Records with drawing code
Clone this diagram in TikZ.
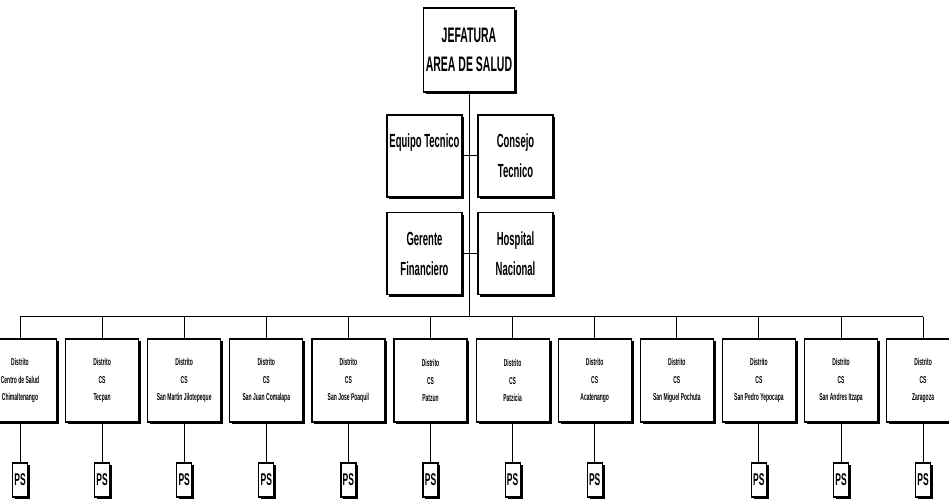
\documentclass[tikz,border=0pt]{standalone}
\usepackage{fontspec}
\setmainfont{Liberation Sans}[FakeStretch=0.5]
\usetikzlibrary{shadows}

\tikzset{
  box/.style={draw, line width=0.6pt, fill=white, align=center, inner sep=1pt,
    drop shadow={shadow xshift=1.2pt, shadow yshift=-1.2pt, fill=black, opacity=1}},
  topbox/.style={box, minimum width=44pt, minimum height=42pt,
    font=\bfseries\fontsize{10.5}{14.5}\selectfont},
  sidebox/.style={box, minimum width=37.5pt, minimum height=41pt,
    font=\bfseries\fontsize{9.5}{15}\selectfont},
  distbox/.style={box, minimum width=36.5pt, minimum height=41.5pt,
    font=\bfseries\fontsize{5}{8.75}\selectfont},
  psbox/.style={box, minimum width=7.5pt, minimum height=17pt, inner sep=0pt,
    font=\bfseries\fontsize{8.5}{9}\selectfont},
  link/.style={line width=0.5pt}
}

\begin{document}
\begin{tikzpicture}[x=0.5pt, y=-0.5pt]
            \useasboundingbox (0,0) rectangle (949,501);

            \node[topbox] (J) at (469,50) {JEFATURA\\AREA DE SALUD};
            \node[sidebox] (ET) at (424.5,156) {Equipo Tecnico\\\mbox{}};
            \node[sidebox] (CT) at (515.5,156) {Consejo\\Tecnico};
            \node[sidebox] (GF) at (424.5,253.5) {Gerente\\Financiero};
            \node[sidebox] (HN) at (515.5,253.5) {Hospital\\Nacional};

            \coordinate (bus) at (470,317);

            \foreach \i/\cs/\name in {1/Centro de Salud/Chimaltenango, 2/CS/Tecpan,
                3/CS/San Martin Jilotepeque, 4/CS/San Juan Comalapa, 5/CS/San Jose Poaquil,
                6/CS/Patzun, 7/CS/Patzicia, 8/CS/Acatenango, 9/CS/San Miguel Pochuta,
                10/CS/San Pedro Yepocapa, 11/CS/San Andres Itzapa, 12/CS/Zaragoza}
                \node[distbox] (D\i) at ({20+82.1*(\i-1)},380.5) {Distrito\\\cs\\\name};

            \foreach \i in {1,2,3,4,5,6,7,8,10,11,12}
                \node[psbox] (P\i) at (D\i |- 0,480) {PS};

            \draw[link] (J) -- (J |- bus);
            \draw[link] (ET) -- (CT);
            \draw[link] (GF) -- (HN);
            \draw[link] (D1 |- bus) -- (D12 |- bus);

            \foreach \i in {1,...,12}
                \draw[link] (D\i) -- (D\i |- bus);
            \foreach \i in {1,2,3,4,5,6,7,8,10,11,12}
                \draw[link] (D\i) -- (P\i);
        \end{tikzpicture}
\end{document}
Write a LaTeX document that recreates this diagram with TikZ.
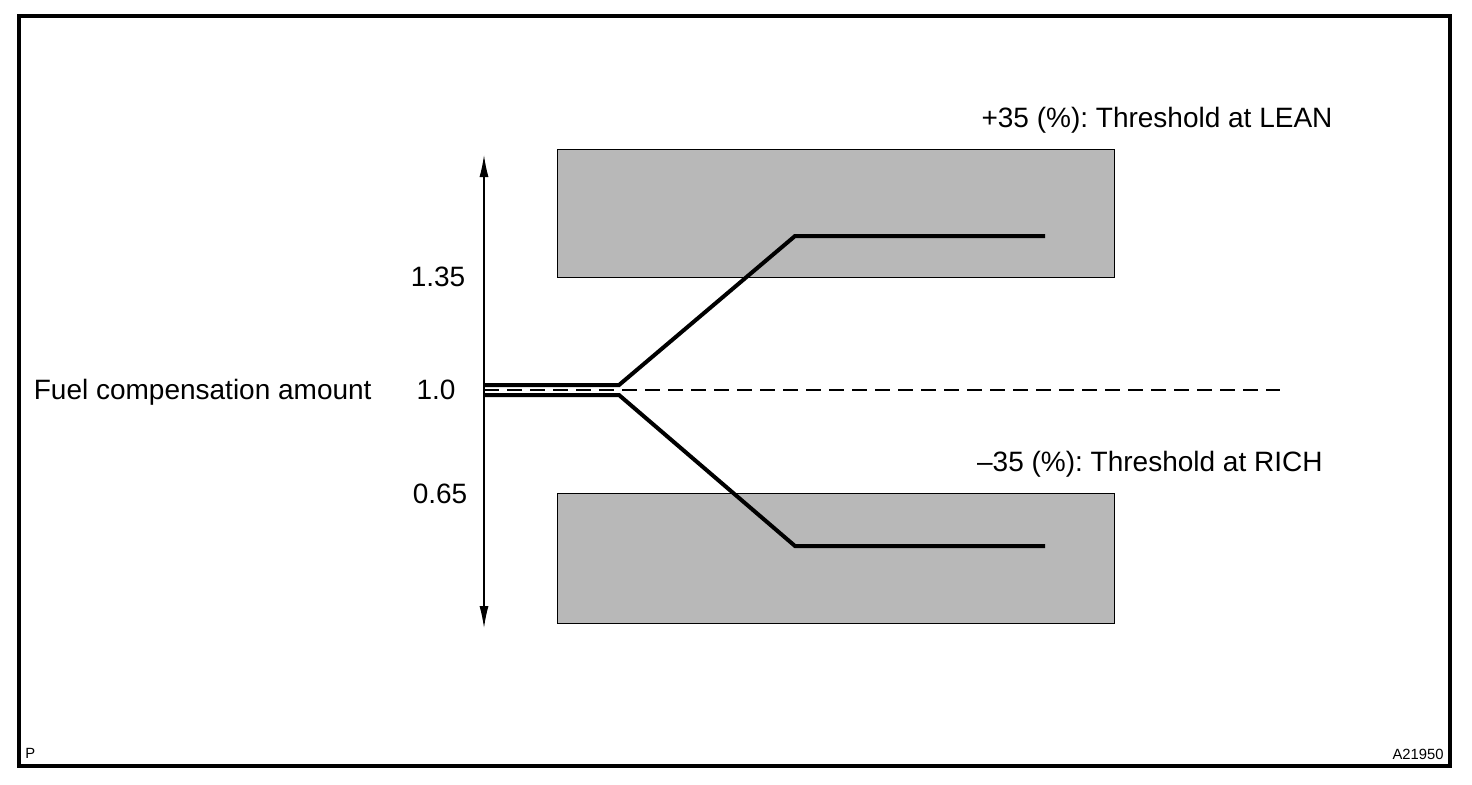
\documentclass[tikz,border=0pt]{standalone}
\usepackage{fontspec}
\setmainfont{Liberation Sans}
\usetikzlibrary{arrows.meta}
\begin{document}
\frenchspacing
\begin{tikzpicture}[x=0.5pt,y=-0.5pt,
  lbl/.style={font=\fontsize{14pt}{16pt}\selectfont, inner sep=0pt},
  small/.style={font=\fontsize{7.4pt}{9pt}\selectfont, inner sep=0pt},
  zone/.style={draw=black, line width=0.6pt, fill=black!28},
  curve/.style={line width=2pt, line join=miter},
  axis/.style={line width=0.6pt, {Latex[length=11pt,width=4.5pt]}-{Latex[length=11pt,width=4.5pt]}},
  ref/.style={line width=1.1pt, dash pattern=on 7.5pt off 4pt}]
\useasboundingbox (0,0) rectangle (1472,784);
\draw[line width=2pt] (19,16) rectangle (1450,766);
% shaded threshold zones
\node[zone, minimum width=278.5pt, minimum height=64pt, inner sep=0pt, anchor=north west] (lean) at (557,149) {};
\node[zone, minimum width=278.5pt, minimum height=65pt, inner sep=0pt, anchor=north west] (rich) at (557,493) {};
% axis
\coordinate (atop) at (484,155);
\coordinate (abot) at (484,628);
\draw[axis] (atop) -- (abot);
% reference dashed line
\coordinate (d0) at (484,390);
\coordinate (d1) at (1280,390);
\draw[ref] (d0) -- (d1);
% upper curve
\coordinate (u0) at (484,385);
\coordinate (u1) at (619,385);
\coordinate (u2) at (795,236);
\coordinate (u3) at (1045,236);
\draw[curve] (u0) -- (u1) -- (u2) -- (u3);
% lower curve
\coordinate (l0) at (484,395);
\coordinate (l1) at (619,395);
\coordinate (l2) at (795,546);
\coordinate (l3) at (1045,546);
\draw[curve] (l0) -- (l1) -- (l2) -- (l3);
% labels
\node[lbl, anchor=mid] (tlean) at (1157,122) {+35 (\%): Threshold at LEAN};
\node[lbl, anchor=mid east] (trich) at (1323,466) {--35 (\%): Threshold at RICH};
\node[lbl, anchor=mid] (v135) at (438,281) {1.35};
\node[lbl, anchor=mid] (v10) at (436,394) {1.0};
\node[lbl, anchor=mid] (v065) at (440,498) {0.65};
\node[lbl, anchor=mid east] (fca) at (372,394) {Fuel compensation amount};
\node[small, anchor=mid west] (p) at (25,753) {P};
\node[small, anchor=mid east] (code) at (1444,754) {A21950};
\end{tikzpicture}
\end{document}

YOUR GOAL:
Every entry above needs to be retyped exactly; drop the pictures.

SOLUTION TO THE EXERCISE:
Clone this diagram in TikZ.
\documentclass[tikz,border=0pt]{standalone}
\usepackage{fontspec}
\setmainfont{Liberation Sans}[FakeStretch=0.5]
\usetikzlibrary{shadows}

\tikzset{
  box/.style={draw, line width=0.6pt, fill=white, align=center, inner sep=1pt,
    drop shadow={shadow xshift=1.2pt, shadow yshift=-1.2pt, fill=black, opacity=1}},
  topbox/.style={box, minimum width=44pt, minimum height=42pt,
    font=\bfseries\fontsize{10.5}{14.5}\selectfont},
  sidebox/.style={box, minimum width=37.5pt, minimum height=41pt,
    font=\bfseries\fontsize{9.5}{15}\selectfont},
  distbox/.style={box, minimum width=36.5pt, minimum height=41.5pt,
    font=\bfseries\fontsize{5}{8.75}\selectfont},
  psbox/.style={box, minimum width=7.5pt, minimum height=17pt, inner sep=0pt,
    font=\bfseries\fontsize{8.5}{9}\selectfont},
  link/.style={line width=0.5pt}
}

\begin{document}
\begin{tikzpicture}[x=0.5pt, y=-0.5pt]
            \useasboundingbox (0,0) rectangle (949,501);

            \node[topbox] (J) at (469,50) {JEFATURA\\AREA DE SALUD};
            \node[sidebox] (ET) at (424.5,156) {Equipo Tecnico\\\mbox{}};
            \node[sidebox] (CT) at (515.5,156) {Consejo\\Tecnico};
            \node[sidebox] (GF) at (424.5,253.5) {Gerente\\Financiero};
            \node[sidebox] (HN) at (515.5,253.5) {Hospital\\Nacional};

            \coordinate (bus) at (470,317);

            \foreach \i/\cs/\name in {1/Centro de Salud/Chimaltenango, 2/CS/Tecpan,
                3/CS/San Martin Jilotepeque, 4/CS/San Juan Comalapa, 5/CS/San Jose Poaquil,
                6/CS/Patzun, 7/CS/Patzicia, 8/CS/Acatenango, 9/CS/San Miguel Pochuta,
                10/CS/San Pedro Yepocapa, 11/CS/San Andres Itzapa, 12/CS/Zaragoza}
                \node[distbox] (D\i) at ({20+82.1*(\i-1)},380.5) {Distrito\\\cs\\\name};

            \foreach \i in {1,2,3,4,5,6,7,8,10,11,12}
                \node[psbox] (P\i) at (D\i |- 0,480) {PS};

            \draw[link] (J) -- (J |- bus);
            \draw[link] (ET) -- (CT);
            \draw[link] (GF) -- (HN);
            \draw[link] (D1 |- bus) -- (D12 |- bus);

            \foreach \i in {1,...,12}
                \draw[link] (D\i) -- (D\i |- bus);
            \foreach \i in {1,2,3,4,5,6,7,8,10,11,12}
                \draw[link] (D\i) -- (P\i);
        \end{tikzpicture}
\end{document}
Write a LaTeX document that recreates this diagram with TikZ.
\documentclass[tikz,border=0pt]{standalone}
\usepackage{fontspec}
\setmainfont{Liberation Sans}
\usetikzlibrary{arrows.meta}
\begin{document}
\frenchspacing
\begin{tikzpicture}[x=0.5pt,y=-0.5pt,
  lbl/.style={font=\fontsize{14pt}{16pt}\selectfont, inner sep=0pt},
  small/.style={font=\fontsize{7.4pt}{9pt}\selectfont, inner sep=0pt},
  zone/.style={draw=black, line width=0.6pt, fill=black!28},
  curve/.style={line width=2pt, line join=miter},
  axis/.style={line width=0.6pt, {Latex[length=11pt,width=4.5pt]}-{Latex[length=11pt,width=4.5pt]}},
  ref/.style={line width=1.1pt, dash pattern=on 7.5pt off 4pt}]
\useasboundingbox (0,0) rectangle (1472,784);
\draw[line width=2pt] (19,16) rectangle (1450,766);
% shaded threshold zones
\node[zone, minimum width=278.5pt, minimum height=64pt, inner sep=0pt, anchor=north west] (lean) at (557,149) {};
\node[zone, minimum width=278.5pt, minimum height=65pt, inner sep=0pt, anchor=north west] (rich) at (557,493) {};
% axis
\coordinate (atop) at (484,155);
\coordinate (abot) at (484,628);
\draw[axis] (atop) -- (abot);
% reference dashed line
\coordinate (d0) at (484,390);
\coordinate (d1) at (1280,390);
\draw[ref] (d0) -- (d1);
% upper curve
\coordinate (u0) at (484,385);
\coordinate (u1) at (619,385);
\coordinate (u2) at (795,236);
\coordinate (u3) at (1045,236);
\draw[curve] (u0) -- (u1) -- (u2) -- (u3);
% lower curve
\coordinate (l0) at (484,395);
\coordinate (l1) at (619,395);
\coordinate (l2) at (795,546);
\coordinate (l3) at (1045,546);
\draw[curve] (l0) -- (l1) -- (l2) -- (l3);
% labels
\node[lbl, anchor=mid] (tlean) at (1157,122) {+35 (\%): Threshold at LEAN};
\node[lbl, anchor=mid east] (trich) at (1323,466) {--35 (\%): Threshold at RICH};
\node[lbl, anchor=mid] (v135) at (438,281) {1.35};
\node[lbl, anchor=mid] (v10) at (436,394) {1.0};
\node[lbl, anchor=mid] (v065) at (440,498) {0.65};
\node[lbl, anchor=mid east] (fca) at (372,394) {Fuel compensation amount};
\node[small, anchor=mid west] (p) at (25,753) {P};
\node[small, anchor=mid east] (code) at (1444,754) {A21950};
\end{tikzpicture}
\end{document}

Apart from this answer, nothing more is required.